For a simple example, consider a smaller European pay-TV operator negotiating carriage for entertainment channels. If two channel portfolios that used to be negotiated separately become part of one larger company, the buyer may have fewer ways to walk away from a package without losing important programming. Regulators may look at whether that kind of combined leverage could affect market terms. That does not mean they will block the transaction, but it shows why “media scale” can become a competition question.
Remedies May Become the Practical Battleground
One detail in the source material is especially useful: Reuters previously reported that Paramount was willing to give up some smaller TV channels, including some children’s brands, to address possible regulatory concerns.
That suggests the companies may already be thinking in terms of remedies rather than a clean, unconditional approval. Remedies can be a way to preserve the basic structure of a transaction while reducing overlap in areas regulators consider sensitive.
For readers outside antitrust law, the distinction matters. A remedy is not just a symbolic concession. If regulators require divestitures, the combined company may have to sell assets it otherwise wanted to keep. If the remedy is narrower, the companies may accept it as the cost of getting a much larger deal through review.
The key question is whether any EU concerns are narrow enough to solve with asset sales or commitments during the initial review. If they are not, the process can stretch beyond July 7.
Europe Is One Part of a Larger Approval Map
The source material also says U.S. antitrust authorities appear inclined to approve the transaction, while citing a Semafor report that company representatives held a roughly two-hour meeting last month with Department of Justice officials.
That does not remove the importance of the EU process. Large cross-border media deals often require clearance in multiple jurisdictions, and each regulator can focus on different market effects. A transaction can look acceptable in one market and still raise narrower issues elsewhere.

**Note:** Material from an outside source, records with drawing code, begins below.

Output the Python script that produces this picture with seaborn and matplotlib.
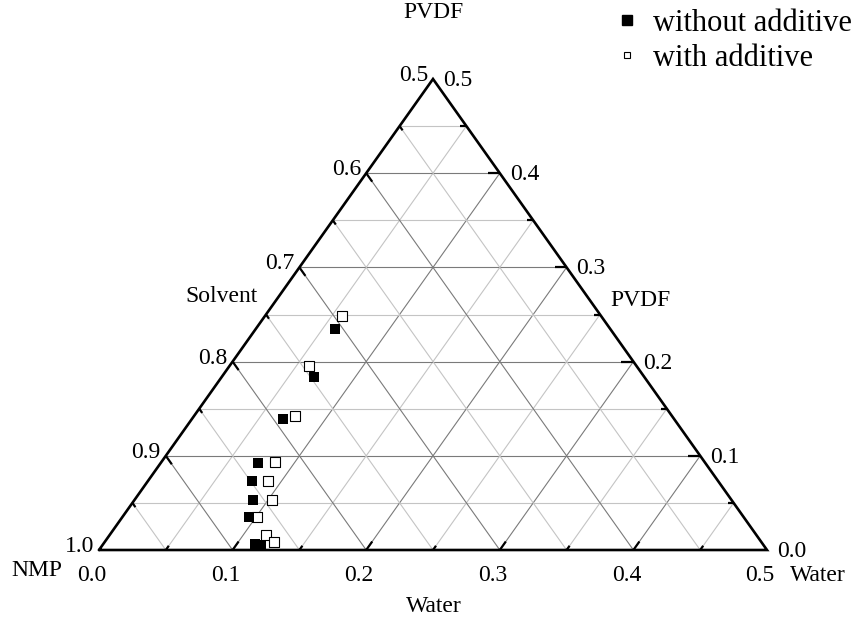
import numpy as np
import pandas as pd
import matplotlib
matplotlib.use("Agg")
import matplotlib.pyplot as plt
import seaborn as sns
from matplotlib.lines import Line2D

sns.set_theme(style="white")
plt.rcParams['font.family'] = ['Liberation Serif', 'DejaVu Serif']
plt.rcParams['text.color'] = 'black'

# ---- data (mass fractions) ----
water_without = [0.059, 0.069, 0.068, 0.073, 0.078, 0.089, 0.095, 0.114, 0.119]
pvdf_without = [0.235, 0.184, 0.139, 0.092, 0.073, 0.053, 0.035, 0.006, 0.005]
water_with = [0.058, 0.060, 0.076, 0.085, 0.090, 0.103, 0.101, 0.117, 0.127]
pvdf_with = [0.248, 0.195, 0.142, 0.093, 0.073, 0.053, 0.035, 0.016, 0.008]
series_names = ["without additive", "with additive"]
water_ticks = [0.0, 0.1, 0.2, 0.3, 0.4, 0.5]
pvdf_ticks = [0.0, 0.1, 0.2, 0.3, 0.4, 0.5]
solvent_ticks = [1.0, 0.9, 0.8, 0.7, 0.6, 0.5]
grid_steps = [0.05, 0.10, 0.15, 0.20, 0.25, 0.30, 0.35, 0.40, 0.45]

RANGE = 0.5  # each ternary axis spans 0.5


def to_xy(w, p):
    w = np.asarray(w, dtype=float)
    p = np.asarray(p, dtype=float)
    return (w + p / 2) / RANGE, p / RANGE


W, H = 859, 620
fig = plt.figure(figsize=(W / 100, H / 100), dpi=100)
ax = fig.add_axes([99 / W, 70 / H, 668 / W, 471 / H])
ax.set_xlim(0, 1)
ax.set_ylim(0, 1)
ax.axis("off")

major_c = "#7a7a7a"
minor_c = "#c4c4c4"

# grid lines
for c in grid_steps:
    major = abs(round(c / 0.1) * 0.1 - c) < 1e-9
    col = major_c if major else minor_c
    x, y = to_xy([0, RANGE - c], [c, c])          # constant PVDF
    ax.plot(x, y, color=col, lw=0.8, zorder=1)
    x, y = to_xy([c, c], [0, RANGE - c])          # constant water
    ax.plot(x, y, color=col, lw=0.8, zorder=1)
    x, y = to_xy([0, c], [c, 0])                  # constant solvent
    ax.plot(x, y, color=col, lw=0.8, zorder=1)

# ticks
for c in grid_steps:
    major = abs(round(c / 0.1) * 0.1 - c) < 1e-9
    L = 0.009 if major else 0.0045
    x, y = to_xy([c, c], [0, L])                      # bottom (water)
    ax.plot(x, y, color="black", lw=1.6, zorder=3, solid_capstyle="butt")
    x, y = to_xy([RANGE - c, RANGE - c - L], [c, c])  # right (PVDF)
    ax.plot(x, y, color="black", lw=1.6, zorder=3, solid_capstyle="butt")
    x, y = to_xy([0, L], [c, c - L])                  # left (solvent)
    ax.plot(x, y, color="black", lw=1.6, zorder=3, solid_capstyle="butt")

# triangle frame
x, y = to_xy([0, RANGE, 0, 0], [0, 0, RANGE, 0])
ax.plot(x, y, color="black", lw=1.9, zorder=4, clip_on=False,
        solid_joinstyle="miter")

# data points
xo, yo = to_xy(water_without, pvdf_without)
xw, yw = to_xy(water_with, pvdf_with)
df_without = pd.DataFrame({"x": xo, "y": yo})
df_with = pd.DataFrame({"x": xw, "y": yw})
sns.scatterplot(data=df_with, x="x", y="y", marker="s", s=42,
                facecolor="white", edgecolor="black", linewidth=0.8,
                zorder=5, clip_on=False, ax=ax, legend=False)
sns.scatterplot(data=df_without, x="x", y="y", marker="s", s=48,
                color="black", edgecolor="black", linewidth=0,
                zorder=6, clip_on=False, ax=ax, legend=False)
ax.set_xlim(0, 1)
ax.set_ylim(0, 1)
ax.axis("off")

fs = 17
# tick labels
for v in water_ticks:
    x, y = to_xy([v], [0])
    ax.annotate(f"{v:.1f}", (x[0], y[0]), xytext=(-7, -31),
                textcoords="offset pixels", ha="center", va="baseline",
                fontsize=fs, annotation_clip=False)
for v in pvdf_ticks:
    x, y = to_xy([RANGE - v], [v])
    ax.annotate(f"{v:.1f}", (x[0], y[0]), xytext=(10, -7),
                textcoords="offset pixels", ha="left", va="baseline",
                fontsize=fs, annotation_clip=False)
for v in solvent_ticks:
    x, y = to_xy([0], [1 - v])
    ax.annotate(f"{v:.1f}", (x[0], y[0]), xytext=(-5, -2),
                textcoords="offset pixels", ha="right", va="baseline",
                fontsize=fs, annotation_clip=False)


def ftext(px, py, s, **kw):
    fig.text(px / W, 1 - py / H, s, fontsize=fs, **kw)


ftext(433, 13, "PVDF", ha="center", va="center")
ftext(640, 300, "PVDF", ha="center", va="center")
ftext(222, 297, "Solvent", ha="center", va="center")
ftext(790, 581, "Water", ha="left", va="baseline")
ftext(434, 607, "Water", ha="center", va="center")
ftext(37, 570, "NMP", ha="center", va="center")

# legend
handles = [
    Line2D([], [], ls="none", marker="s", markersize=6.5, color="black"),
    Line2D([], [], ls="none", marker="s", markersize=4.5, mfc="white",
           mec="black", mew=0.8),
]
fig.legend(handles, series_names, loc="upper left",
           bbox_to_anchor=(618 / W, 1 - 9 / H), frameon=False, fontsize=22,
           handlelength=0.6, handletextpad=0.55, labelspacing=0.2,
           borderpad=0, borderaxespad=0)

fig.savefig("out.png", dpi=100)
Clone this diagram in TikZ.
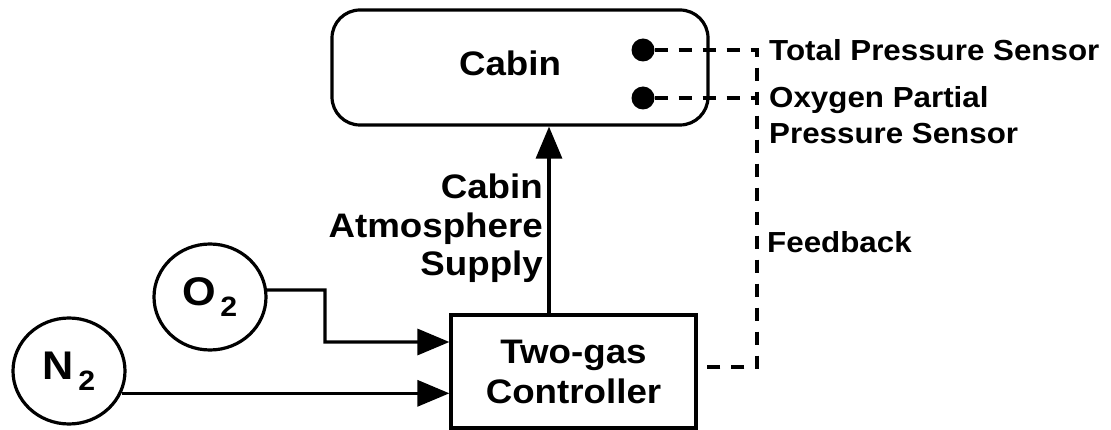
\documentclass[tikz,border=0pt]{standalone}
\usepackage{fontspec}
\setmainfont{Liberation Sans}[FakeStretch=1.08]
\usetikzlibrary{arrows.meta,shapes.geometric}
\begin{document}
\begin{tikzpicture}[x=1pt,y=1pt,
  box/.style={draw, line width=3.2pt, inner sep=0pt},
  main/.style={font=\fontsize{34}{40}\selectfont\bfseries},
  side/.style={font=\fontsize{29}{36}\selectfont\bfseries, inner sep=0pt},
  flow/.style={line width=3.2pt, -{Triangle[length=32pt,width=26pt]}},
  fb/.style={line width=3.6pt, dash pattern=on 13pt off 11pt},
  sensor/.style={circle, fill, minimum size=23pt, inner sep=0pt},
  gas/.style={ellipse, draw, line width=3.2pt, minimum width=112pt, minimum height=106pt, inner sep=0pt, font=\fontsize{40}{44}\selectfont\bfseries}]
\useasboundingbox (0,0) rectangle (1111,-430);

% Cabin
\node[box, rounded corners=28pt, minimum width=376pt, minimum height=115pt] (cabin) at (520,-67.5) {};
\node[main, inner sep=0pt] (cabintext) at (510,-63) {Cabin};

% sensors
\node[sensor] (tp) at (643,-50) {};
\node[sensor] (op) at (643,-98) {};

% controller
\node[box, main, minimum width=245pt, minimum height=113pt, align=center] (controller) at (573.5,-371.5) {Two-gas\\Controller};

% gas sources
\node[gas] (o2) at (210,-297) {O\textsubscript{\,2}};
\node[gas] (n2) at (69,-371) {N\textsubscript{\,2}};

% supply
\draw[flow] ([xshift=-24.5pt]controller.north) -- ([xshift=-24.5pt]controller.north |- cabin.south);
\node[inner sep=0pt, anchor=north east, align=right, font=\fontsize{34}{38.5}\selectfont\bfseries] (supplylabel) at (543,-174) {Cabin\\Atmosphere\\Supply};

% gas lines
\coordinate (o2bend) at (325,-290);
\draw[flow] (o2.7) -- (o2bend) |- ([yshift=29.5pt]controller.west);
\draw[flow] (n2.-23) -- (controller.west |- n2.-23);

% feedback
\coordinate (tpc) at (757,-50);
\coordinate (opc) at (757,-98);
\coordinate (fbc) at (757,-367);
\draw[fb] (tp) -- (tpc) -- (fbc) -- (controller.east |- fbc);
\draw[fb] (op) -- (opc);

% labels
\node[side, anchor=west] (tplabel) at (769,-50) {Total Pressure Sensor};
\node[side, anchor=north west, align=left] (oplabel) at (769,-86) {Oxygen Partial\\Pressure Sensor};
\node[side, anchor=base west] (fblabel) at (767,-253) {Feedback};
\end{tikzpicture}
\end{document}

The practical consequence is that Paramount Skydance and Warner Bros. Discovery need more than broad confidence. They need approvals that line up across the relevant jurisdictions, and they need any remedies to be compatible with the business they are trying to assemble.
What to Watch by July 7
The European Commission’s initial decision will clarify the near-term path for the deal. The most important outcomes are straightforward:
- Unconditional clearance: the EU sees no competition issue requiring changes at this stage.
- Conditional clearance: the deal can proceed only with agreed remedies, such as divestitures or other commitments.
- In-depth investigation: the Commission believes the concerns require a longer review before a final decision.
For investors and media executives, the July 7 deadline is a signal about deal risk. For employees, producers, distributors, and competitors, it is the first indication of how regulators view the combined power of two major entertainment groups.
The filing itself does not settle the future of the transaction. It does mark the moment when the deal leaves the realm of strategic ambition and enters the part of the process where regulators can demand specifics.